Leão, por sua vez, ainda deu um ou outro esticão, porém rapidamente se tornou inconsequente e até esteve tempo a mais no relvado. Também Cristiano Ronaldo apareceu várias vezes demasiado ao largo para um bailado sem qualquer tipo de objetividade e, numa ou noutra situação, surgiu atrasado em relação aos movimentos da equipa: Não só CR7 não tirava ninguém do caminho como tornava o jogo relativamente confortável para os centrais adversários. Faltou ainda mais dinâmica, um pouco mais de risco, movimentos sem bola e tentar até direto, por vezes. para camuflar intenções.

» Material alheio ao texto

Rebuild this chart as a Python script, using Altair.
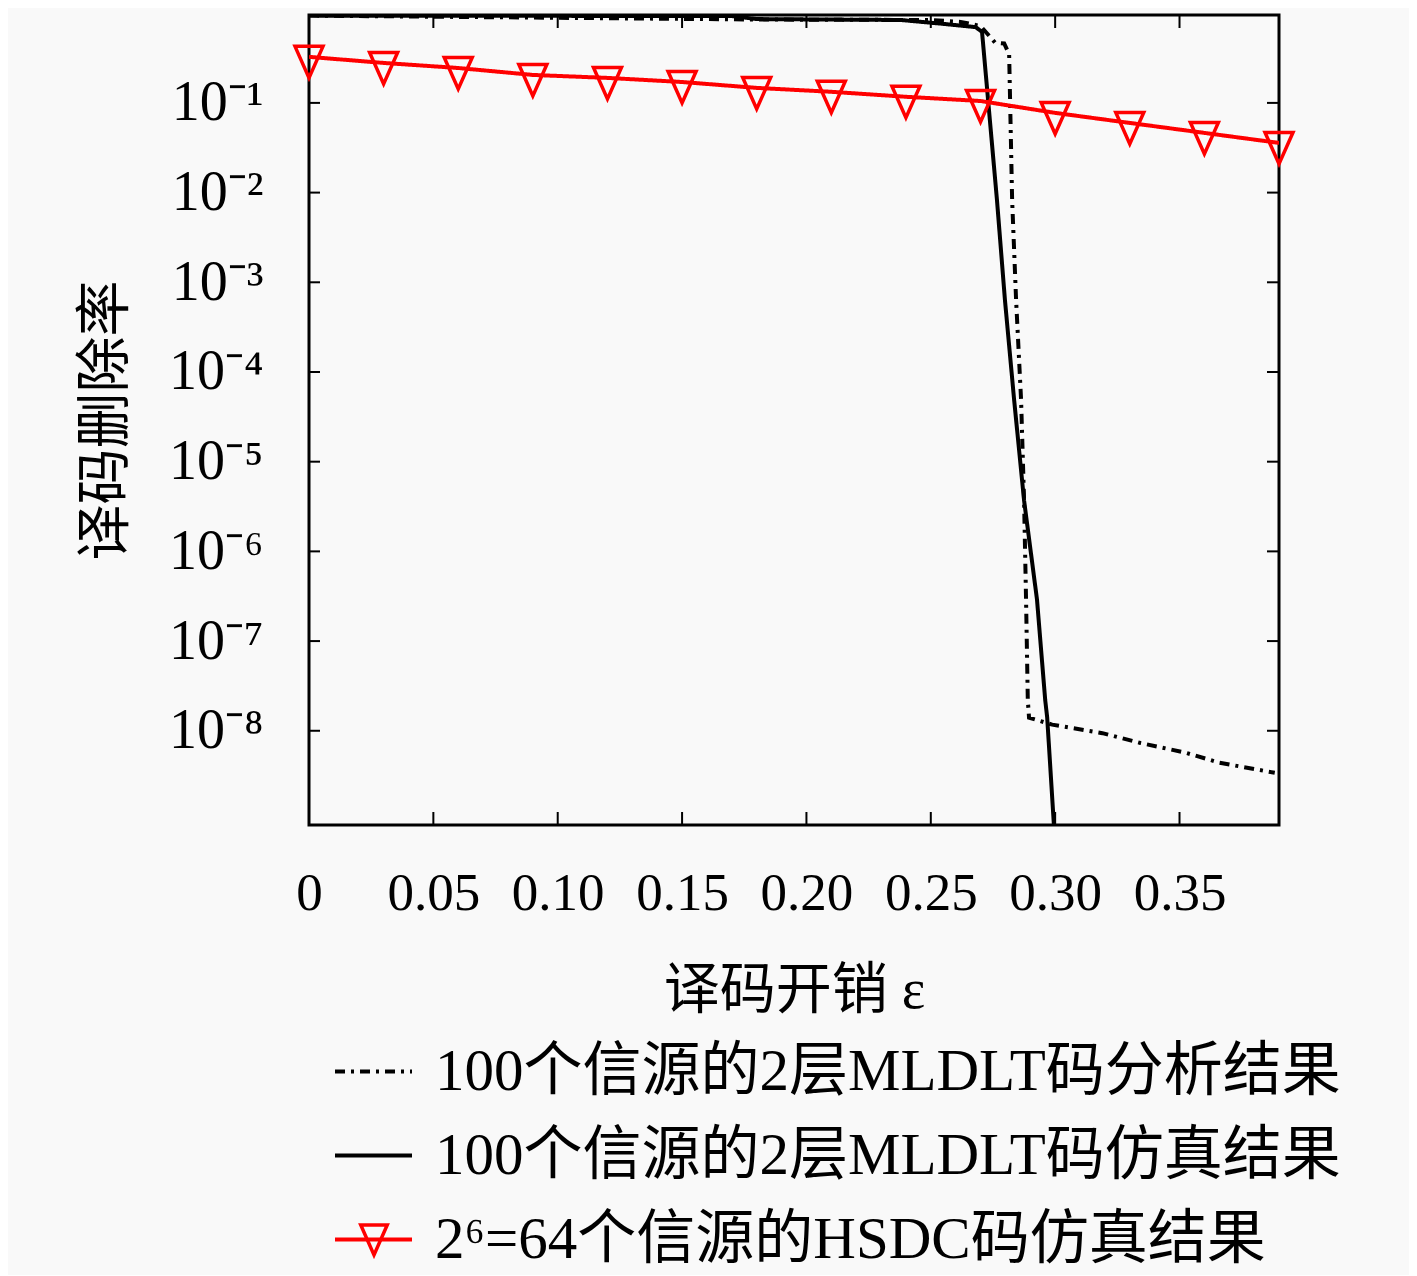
import altair as alt
import pandas as pd

S_ANA = "100个信源的2层MLDLT码分析结果"
S_SIM = "100个信源的2层MLDLT码仿真结果"
S_HSDC = "2⁶=64个信源的HSDC码仿真结果"
SERIES = [S_ANA, S_SIM, S_HSDC]

# analytic (dash-dot)
ana_x = [0.0, 0.18, 0.25, 0.262, 0.270, 0.2745, 0.2758, 0.2795, 0.2815, 0.2827, 0.2843,
         0.2863, 0.2875, 0.2883, 0.2890, 0.2895, 0.2988, 0.3190, 0.3343, 0.3524, 0.3661, 0.3883]
ana_y = [0.94, 0.85, 0.84, 0.80, 0.72, 0.52, 0.47, 0.46, 0.35, 8.3e-3, 6.3e-4,
         4.9e-5, 3.7e-6, 2.9e-7, 2.2e-8, 1.4e-8, 1.17e-8, 9.4e-9, 7.3e-9, 5.7e-9, 4.4e-9, 3.4e-9]

# simulation (solid)
sim_x = [0.0, 0.17, 0.18, 0.238, 0.2552, 0.268, 0.2706, 0.2766, 0.2798, 0.2835,
         0.2875, 0.2927, 0.2960, 0.2968, 0.2996]
sim_y = [0.94, 0.93, 0.86, 0.84, 0.76, 0.70, 0.62, 8.3e-3, 6.4e-4, 4.9e-5,
         3.7e-6, 2.9e-7, 2.2e-8, 1.4e-8, 8.0e-10]

# HSDC (red, triangles)
hsdc_x = [0.0, 0.03, 0.06, 0.09, 0.12, 0.15, 0.18, 0.21, 0.24, 0.27, 0.30, 0.33, 0.36, 0.39]
hsdc_y = [0.326, 0.279, 0.245, 0.205, 0.190, 0.171, 0.147, 0.133, 0.117, 0.105,
          0.0774, 0.0598, 0.0463, 0.0358]

x_ticks = [0.05, 0.10, 0.15, 0.20, 0.25, 0.30, 0.35]
x_label_vals = [0.0, 0.05, 0.10, 0.15, 0.20, 0.25, 0.30, 0.35]
y_ticks = [1e-1, 1e-2, 1e-3, 1e-4, 1e-5, 1e-6, 1e-7, 1e-8]

W, H = 970, 810
SERIF = "'Liberation Serif', 'Noto Sans CJK SC'"

lines = pd.concat([
    pd.DataFrame({"x": ana_x, "y": ana_y, "series": S_ANA}),
    pd.DataFrame({"x": sim_x, "y": sim_y, "series": S_SIM}),
    pd.DataFrame({"x": hsdc_x, "y": hsdc_y, "series": S_HSDC}),
], ignore_index=True)
pts = pd.DataFrame({"x": hsdc_x, "y": hsdc_y, "marker": S_HSDC})
xt = pd.DataFrame({"x": x_ticks})
yt = pd.DataFrame({"y": y_ticks})

xs = alt.Scale(domain=[0, 0.39], nice=False, zero=False)
ys = alt.Scale(type="log", domain=[8.9e-10, 0.955], nice=False)

xaxis = alt.Axis(values=x_label_vals, labelExpr="datum.value == 0 ? '0' : format(datum.value, '.2f')",
                 labelFont=SERIF, labelFontSize=53, labelColor="black", labelPadding=42,
                 ticks=False, domain=False, grid=False, labelFlush=False, labelOverlap=False,
                 title="译码开销 ε", titleFont=SERIF, titleFontSize=56, titleFontWeight="normal",
                 titleColor="black", titleX=485, titleY=165, titleBaseline="middle", titleAlign="center")
yaxis = alt.Axis(values=y_ticks,
                 labelExpr="'10⁻' + ['¹','²','³','⁴','⁵','⁶','⁷','⁸','⁹'][round(-log(datum.value)/LN10)-1]",
                 labelFont=SERIF, labelFontSize=56, labelColor="black", labelPadding=46,
                 ticks=False, domain=False, grid=False, labelOverlap=False, labelFlush=False,
                 title="译码删除率", titleFont=SERIF, titleFontSize=56, titleFontWeight="normal",
                 titleColor="black", titleX=-204, titleY=405, titleAngle=270,
                 titleBaseline="middle", titleAlign="center")

X = alt.X("x:Q", scale=xs, axis=xaxis)
Y = alt.Y("y:Q", scale=ys, axis=yaxis)

legend_main = alt.Legend(orient="none", legendX=24, legendY=1016, title=None,
                         symbolType="stroke", symbolSize=5929, symbolStrokeWidth=4,
                         labelFont=SERIF, labelFontSize=59, labelColor="black",
                         labelOffset=21, rowPadding=13, padding=0, labelLimit=3000)

line_layer = alt.Chart(lines).mark_line(clip=True, strokeWidth=4).encode(
    x=X, y=Y,
    color=alt.Color("series:N", scale=alt.Scale(domain=SERIES, range=["black", "black", "#ff0000"]),
                    legend=legend_main),
    strokeDash=alt.StrokeDash("series:N", scale=alt.Scale(domain=SERIES, range=[[10, 6, 3, 6], [1, 0], [1, 0]]),
                              legend=legend_main),
    strokeWidth=alt.StrokeWidth("series:N", scale=alt.Scale(domain=SERIES, range=[4, 4, 5.5]), legend=None),
    order=alt.Order("x:Q"),
)

point_layer = alt.Chart(pts).mark_point(clip=False, filled=False, strokeWidth=3.5, size=784,
                                        color="#ff0000", opacity=1).encode(
    x=X, y=Y,
    shape=alt.Shape("marker:N", scale=alt.Scale(domain=[S_HSDC], range=["M-1,-0.75L1,-0.75L0,1.5Z"]),
                    legend=alt.Legend(orient="none", legendX=50, legendY=1205, title=None, labelExpr="''",
                                      symbolSize=700, symbolStrokeWidth=3.5, symbolStrokeColor="#ff0000",
                                      symbolFillColor="transparent", symbolOpacity=1,
                                      padding=0, labelFontSize=2)),
)

tk = dict(color="black", strokeWidth=2)
bottom_ticks = alt.Chart(xt).mark_rule(**tk).encode(x=X, y=alt.value(H), y2=alt.value(H - 13))
top_ticks = alt.Chart(xt).mark_rule(**tk).encode(x=X, y=alt.value(0), y2=alt.value(13))
left_ticks = alt.Chart(yt).mark_rule(**tk).encode(y=Y, x=alt.value(0), x2=alt.value(11))
right_ticks = alt.Chart(yt).mark_rule(**tk).encode(y=Y, x=alt.value(W), x2=alt.value(W - 12))

chart = alt.layer(line_layer, point_layer, bottom_ticks, top_ticks, left_ticks, right_ticks).properties(
    width=W, height=H,
    autosize=alt.AutoSizeParams(type="none"),
    padding={"left": 301, "top": 7, "right": 130, "bottom": 450},
    background="#f9f9f9",
).configure_view(stroke="black", strokeWidth=3)

chart.save("out.html", embed_options={"renderer": "svg", "actions": False})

Terminado o encontro, o momento defensivo tem de continuar a ser uma preocupação. Os jogadores desligam facilmente quando a bola está a rodear a sua área, expondo-se a remates e até a passes de rotura. Foi evidente nos jogos de preparação e voltou a sê-lo em Leipzig. Há muito trabalho a fazer nas próximas horas.
Luta de 'underdogs'
A Turquia venceu a Geórgia,, mas o encontro foi bem mais complicado do que o resultado deixa crer. Os turcos, que perderam vários jogadores importantes nas últimas semanas, assentam na criatividade de quatro unidades: Çalhanoglu, Kökçü, Güler e Yildiz. Começaram muito melhor, chegaram a ameaçar um segundo golo, mas os georgianos nunca desistiram de levar a melhor. Com ataques rápidos em forma de parada/resposta, os dois conjuntos protagonizaram um excelente encontro.
Na Turquia, a forma estreita do 4x2x3x1 favorece o jogo interior, com Kökçü mais livre como 10, dois extremos de muito talento a fletir para o meio, para o pé mais forte, e um avançado capaz de jogar de costas para a baliza e fazer o comum apoio frontal. Ambos os laterais têm ordem para avançar no terreno, tal como o central Bardacki.
Os georgianos, em estreia, apostaram tudo em saídas rápidas e chegaram a ameaçar um resultado muito mais favorável, pecando apenas na finalização em momentos cruciais. Tudo misturado, a partir do golo anulado que daria o 2-0 ao conjunto de Vincenzo Montella a partida tornou-se um autêntico caos táctico e uma correria desmedida. Bom para o espetáculo.
Turquia e Geórgia prometem dar muito trabalho a Portugal.